Begin

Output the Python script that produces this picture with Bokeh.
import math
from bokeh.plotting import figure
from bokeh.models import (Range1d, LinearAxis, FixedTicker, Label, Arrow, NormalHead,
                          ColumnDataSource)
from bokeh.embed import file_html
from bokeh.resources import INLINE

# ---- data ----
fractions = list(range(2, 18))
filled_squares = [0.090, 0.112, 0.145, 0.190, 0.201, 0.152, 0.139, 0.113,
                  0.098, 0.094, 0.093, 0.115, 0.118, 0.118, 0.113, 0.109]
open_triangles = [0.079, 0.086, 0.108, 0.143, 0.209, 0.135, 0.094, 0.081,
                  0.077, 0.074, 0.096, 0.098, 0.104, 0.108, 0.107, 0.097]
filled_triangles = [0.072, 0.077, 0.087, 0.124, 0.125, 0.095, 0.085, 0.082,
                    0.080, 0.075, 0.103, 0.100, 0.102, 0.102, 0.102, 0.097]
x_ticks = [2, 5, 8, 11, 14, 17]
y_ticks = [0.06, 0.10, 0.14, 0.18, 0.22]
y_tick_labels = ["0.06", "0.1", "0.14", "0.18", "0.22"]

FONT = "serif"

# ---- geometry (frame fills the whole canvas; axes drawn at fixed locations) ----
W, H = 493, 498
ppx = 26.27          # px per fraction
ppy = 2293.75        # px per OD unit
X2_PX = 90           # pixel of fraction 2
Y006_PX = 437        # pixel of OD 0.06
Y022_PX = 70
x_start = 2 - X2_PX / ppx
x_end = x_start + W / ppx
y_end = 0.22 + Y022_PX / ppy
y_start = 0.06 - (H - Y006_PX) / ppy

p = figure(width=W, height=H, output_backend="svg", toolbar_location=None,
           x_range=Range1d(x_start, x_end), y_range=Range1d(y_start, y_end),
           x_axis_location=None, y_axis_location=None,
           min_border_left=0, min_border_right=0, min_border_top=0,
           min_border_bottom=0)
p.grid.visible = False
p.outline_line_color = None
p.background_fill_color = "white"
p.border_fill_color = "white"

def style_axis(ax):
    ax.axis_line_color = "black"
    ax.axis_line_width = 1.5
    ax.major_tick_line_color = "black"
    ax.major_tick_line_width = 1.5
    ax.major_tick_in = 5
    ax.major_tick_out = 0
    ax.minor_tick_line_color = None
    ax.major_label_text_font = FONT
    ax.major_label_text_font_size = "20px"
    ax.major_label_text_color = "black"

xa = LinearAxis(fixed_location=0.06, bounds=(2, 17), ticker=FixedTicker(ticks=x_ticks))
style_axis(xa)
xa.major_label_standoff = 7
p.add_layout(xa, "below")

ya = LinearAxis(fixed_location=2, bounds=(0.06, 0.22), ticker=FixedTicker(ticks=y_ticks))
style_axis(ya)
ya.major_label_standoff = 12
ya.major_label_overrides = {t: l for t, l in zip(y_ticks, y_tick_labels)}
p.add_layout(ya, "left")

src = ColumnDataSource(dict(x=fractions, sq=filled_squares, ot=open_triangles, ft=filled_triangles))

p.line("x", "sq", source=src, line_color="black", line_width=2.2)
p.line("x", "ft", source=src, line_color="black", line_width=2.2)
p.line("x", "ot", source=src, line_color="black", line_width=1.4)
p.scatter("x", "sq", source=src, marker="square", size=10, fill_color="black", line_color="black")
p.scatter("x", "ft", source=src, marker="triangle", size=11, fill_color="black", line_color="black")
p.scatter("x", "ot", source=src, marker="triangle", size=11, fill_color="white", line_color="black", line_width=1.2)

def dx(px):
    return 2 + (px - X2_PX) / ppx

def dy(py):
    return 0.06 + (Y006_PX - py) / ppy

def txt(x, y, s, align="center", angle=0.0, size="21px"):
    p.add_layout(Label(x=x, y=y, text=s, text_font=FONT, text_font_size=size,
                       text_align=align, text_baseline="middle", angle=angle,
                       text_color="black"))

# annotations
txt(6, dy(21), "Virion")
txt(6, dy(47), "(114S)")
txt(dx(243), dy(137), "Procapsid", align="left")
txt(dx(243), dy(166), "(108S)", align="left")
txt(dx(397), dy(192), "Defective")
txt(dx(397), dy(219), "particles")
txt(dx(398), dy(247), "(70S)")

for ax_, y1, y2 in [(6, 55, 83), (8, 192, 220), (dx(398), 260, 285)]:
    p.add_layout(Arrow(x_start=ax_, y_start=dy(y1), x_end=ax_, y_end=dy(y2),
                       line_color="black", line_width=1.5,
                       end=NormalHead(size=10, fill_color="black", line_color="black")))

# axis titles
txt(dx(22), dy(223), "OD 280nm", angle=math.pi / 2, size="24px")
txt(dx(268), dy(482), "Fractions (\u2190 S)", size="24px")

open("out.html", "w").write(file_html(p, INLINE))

End
Begin

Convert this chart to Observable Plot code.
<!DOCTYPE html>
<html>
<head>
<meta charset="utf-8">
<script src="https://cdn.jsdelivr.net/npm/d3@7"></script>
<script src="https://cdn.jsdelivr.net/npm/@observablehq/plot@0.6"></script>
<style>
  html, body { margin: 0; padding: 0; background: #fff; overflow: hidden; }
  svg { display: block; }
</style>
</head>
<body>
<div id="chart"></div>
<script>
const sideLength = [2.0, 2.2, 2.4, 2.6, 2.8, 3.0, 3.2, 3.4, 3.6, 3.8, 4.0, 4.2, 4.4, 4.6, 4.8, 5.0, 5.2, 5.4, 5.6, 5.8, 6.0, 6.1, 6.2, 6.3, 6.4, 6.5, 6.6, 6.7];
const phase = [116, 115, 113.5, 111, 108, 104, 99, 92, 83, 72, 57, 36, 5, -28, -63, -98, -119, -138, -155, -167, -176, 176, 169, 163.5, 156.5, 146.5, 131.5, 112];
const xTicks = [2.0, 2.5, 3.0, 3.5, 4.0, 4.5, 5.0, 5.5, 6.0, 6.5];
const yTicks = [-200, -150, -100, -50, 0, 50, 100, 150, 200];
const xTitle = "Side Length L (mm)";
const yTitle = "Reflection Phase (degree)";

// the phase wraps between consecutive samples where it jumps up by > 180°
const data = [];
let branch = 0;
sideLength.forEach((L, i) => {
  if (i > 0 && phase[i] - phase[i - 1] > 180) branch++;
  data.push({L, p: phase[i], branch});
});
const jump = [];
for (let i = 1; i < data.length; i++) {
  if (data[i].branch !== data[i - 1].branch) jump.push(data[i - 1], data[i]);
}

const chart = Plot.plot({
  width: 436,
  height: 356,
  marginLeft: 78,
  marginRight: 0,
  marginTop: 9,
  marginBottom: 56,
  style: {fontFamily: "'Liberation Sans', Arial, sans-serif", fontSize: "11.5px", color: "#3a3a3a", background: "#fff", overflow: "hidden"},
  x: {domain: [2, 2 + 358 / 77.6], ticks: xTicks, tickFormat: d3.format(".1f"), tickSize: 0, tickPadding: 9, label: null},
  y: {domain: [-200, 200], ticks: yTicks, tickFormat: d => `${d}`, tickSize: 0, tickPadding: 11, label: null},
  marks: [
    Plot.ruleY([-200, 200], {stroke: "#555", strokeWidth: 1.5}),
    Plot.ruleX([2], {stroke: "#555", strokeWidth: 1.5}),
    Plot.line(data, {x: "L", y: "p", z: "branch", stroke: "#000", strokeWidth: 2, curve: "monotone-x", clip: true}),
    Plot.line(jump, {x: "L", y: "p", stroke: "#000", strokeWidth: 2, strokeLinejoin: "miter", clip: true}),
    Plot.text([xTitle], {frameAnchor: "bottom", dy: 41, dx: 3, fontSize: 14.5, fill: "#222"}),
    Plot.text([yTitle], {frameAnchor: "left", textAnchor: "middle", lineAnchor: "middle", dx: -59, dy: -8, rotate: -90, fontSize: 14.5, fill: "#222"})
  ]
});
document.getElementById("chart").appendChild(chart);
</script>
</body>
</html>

End
Begin

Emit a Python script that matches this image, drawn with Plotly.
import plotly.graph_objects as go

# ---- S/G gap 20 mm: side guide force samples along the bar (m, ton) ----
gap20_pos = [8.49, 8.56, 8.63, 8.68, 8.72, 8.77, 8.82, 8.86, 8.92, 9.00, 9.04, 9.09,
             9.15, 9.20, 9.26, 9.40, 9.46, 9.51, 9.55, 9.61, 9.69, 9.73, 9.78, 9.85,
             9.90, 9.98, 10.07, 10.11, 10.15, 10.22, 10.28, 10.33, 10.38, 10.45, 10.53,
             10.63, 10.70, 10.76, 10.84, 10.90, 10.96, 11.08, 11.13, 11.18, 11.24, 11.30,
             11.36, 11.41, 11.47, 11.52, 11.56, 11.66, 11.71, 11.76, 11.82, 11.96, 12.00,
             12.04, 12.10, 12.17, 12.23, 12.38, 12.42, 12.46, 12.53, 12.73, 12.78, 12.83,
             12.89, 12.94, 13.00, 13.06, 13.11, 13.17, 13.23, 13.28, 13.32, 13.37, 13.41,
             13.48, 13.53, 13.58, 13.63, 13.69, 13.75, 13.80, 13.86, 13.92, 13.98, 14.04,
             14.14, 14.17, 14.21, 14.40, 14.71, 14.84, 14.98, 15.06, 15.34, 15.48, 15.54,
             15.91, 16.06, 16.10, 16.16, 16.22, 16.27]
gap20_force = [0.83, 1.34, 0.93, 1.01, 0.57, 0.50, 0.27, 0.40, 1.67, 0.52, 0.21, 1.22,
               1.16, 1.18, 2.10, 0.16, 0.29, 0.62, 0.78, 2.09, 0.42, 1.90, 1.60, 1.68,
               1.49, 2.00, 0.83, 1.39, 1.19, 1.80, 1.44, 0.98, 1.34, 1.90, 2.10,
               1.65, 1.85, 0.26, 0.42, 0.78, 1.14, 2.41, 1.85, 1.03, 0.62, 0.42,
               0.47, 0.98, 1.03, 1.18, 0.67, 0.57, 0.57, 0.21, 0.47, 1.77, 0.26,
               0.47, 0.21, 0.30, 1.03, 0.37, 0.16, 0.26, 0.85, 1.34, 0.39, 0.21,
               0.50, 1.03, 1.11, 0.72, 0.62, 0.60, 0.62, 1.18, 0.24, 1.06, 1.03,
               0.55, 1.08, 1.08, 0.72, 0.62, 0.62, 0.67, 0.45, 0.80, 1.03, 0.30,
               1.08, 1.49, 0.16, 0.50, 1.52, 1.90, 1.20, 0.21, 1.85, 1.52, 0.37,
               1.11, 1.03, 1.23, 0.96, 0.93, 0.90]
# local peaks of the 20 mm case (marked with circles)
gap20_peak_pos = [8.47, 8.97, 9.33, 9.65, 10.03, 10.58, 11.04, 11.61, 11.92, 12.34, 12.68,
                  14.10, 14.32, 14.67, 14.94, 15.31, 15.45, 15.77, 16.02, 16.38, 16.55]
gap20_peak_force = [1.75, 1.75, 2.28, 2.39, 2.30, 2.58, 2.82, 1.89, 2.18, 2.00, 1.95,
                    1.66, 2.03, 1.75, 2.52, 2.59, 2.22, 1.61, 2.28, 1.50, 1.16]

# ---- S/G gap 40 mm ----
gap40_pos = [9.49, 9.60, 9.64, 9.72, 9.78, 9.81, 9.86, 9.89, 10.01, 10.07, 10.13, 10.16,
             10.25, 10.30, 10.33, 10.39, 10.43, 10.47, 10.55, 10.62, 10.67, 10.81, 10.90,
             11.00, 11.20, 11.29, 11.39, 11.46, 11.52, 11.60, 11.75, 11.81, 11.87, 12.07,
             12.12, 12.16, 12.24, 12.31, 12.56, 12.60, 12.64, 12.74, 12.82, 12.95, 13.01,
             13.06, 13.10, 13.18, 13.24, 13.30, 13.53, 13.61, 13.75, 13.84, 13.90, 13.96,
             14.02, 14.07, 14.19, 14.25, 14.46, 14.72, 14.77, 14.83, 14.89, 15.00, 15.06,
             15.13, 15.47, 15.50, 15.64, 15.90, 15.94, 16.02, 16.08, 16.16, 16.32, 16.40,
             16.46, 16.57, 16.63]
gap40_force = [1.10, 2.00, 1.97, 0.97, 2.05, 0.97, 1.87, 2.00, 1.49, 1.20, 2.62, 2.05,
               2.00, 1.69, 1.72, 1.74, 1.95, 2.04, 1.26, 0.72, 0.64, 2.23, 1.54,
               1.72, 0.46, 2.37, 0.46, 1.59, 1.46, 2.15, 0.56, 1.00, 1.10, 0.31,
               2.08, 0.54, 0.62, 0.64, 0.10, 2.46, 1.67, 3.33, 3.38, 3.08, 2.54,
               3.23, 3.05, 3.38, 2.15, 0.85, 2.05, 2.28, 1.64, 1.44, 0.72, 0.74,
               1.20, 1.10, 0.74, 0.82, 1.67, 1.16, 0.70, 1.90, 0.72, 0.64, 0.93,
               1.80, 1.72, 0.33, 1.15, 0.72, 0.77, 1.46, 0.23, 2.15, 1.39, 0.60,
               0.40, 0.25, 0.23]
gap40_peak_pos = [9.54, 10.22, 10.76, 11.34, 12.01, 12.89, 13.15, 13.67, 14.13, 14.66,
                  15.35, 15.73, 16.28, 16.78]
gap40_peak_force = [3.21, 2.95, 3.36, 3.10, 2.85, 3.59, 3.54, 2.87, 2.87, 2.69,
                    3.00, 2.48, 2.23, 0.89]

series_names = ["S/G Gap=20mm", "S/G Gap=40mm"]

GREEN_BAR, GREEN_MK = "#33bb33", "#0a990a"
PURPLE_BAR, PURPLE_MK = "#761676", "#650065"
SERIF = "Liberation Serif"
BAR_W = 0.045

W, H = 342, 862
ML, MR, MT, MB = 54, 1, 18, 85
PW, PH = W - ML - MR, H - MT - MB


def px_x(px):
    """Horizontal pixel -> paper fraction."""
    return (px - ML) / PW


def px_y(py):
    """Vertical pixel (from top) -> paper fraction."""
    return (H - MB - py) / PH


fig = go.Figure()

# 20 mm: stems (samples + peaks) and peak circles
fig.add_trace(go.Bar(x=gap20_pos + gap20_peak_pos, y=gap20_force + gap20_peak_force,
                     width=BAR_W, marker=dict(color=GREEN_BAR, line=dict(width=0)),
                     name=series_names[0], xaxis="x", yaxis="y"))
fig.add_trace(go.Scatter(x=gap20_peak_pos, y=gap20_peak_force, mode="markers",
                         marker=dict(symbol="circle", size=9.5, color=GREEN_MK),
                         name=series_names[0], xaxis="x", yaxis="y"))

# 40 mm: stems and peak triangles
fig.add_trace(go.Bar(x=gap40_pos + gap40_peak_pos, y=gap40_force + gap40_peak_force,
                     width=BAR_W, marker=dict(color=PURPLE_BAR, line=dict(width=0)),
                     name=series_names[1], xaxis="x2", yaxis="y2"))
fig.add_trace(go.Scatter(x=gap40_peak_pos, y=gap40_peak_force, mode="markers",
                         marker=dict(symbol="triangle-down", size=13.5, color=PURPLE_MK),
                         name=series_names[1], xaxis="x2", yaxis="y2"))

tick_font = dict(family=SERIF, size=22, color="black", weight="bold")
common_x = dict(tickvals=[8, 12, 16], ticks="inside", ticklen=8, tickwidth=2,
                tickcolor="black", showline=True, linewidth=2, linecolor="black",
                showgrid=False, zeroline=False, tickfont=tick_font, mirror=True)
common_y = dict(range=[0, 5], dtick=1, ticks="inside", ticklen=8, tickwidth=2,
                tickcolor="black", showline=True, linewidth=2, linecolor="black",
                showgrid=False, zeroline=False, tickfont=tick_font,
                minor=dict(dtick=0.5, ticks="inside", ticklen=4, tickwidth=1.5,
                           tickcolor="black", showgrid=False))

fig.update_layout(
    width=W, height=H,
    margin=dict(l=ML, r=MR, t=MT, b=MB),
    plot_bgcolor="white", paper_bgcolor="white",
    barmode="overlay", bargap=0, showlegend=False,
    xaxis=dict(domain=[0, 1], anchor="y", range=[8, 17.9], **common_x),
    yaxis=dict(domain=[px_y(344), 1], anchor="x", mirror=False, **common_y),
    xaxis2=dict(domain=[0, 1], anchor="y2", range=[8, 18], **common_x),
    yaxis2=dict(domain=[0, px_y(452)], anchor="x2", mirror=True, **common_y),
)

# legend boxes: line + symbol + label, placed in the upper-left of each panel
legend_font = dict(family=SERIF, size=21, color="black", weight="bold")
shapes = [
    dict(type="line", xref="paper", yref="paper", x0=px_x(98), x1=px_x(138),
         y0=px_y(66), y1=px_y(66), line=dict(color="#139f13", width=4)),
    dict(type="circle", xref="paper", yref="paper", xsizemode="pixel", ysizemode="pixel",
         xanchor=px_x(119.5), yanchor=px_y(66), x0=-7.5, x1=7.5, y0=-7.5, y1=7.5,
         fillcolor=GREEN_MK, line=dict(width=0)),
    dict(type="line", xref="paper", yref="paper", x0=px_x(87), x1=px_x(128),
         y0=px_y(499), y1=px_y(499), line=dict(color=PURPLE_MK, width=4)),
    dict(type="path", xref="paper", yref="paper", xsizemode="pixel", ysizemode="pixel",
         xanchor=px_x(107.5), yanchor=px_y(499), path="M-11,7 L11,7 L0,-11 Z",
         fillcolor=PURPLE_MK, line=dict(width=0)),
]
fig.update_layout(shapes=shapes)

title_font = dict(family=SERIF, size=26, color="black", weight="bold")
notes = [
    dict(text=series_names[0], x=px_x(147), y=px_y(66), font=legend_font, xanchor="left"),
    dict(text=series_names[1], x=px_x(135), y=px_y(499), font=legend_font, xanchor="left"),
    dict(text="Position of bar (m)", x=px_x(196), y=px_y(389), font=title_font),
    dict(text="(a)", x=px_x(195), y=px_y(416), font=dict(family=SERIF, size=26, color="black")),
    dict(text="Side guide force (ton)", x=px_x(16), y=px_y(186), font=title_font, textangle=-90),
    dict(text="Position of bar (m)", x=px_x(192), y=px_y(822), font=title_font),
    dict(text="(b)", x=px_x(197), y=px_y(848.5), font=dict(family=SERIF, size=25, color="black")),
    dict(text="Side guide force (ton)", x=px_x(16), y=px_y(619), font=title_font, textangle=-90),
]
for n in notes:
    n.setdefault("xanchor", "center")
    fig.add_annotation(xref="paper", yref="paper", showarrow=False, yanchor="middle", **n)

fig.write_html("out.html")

End

## Exercise objective
Exactly the lines from the line with "Emit a Python" to the line with "import plotly.graph_objects as go", both included, are to be extracted, and no others.

## Written solution
Emit a Python script that matches this image, drawn with Plotly.
import plotly.graph_objects as go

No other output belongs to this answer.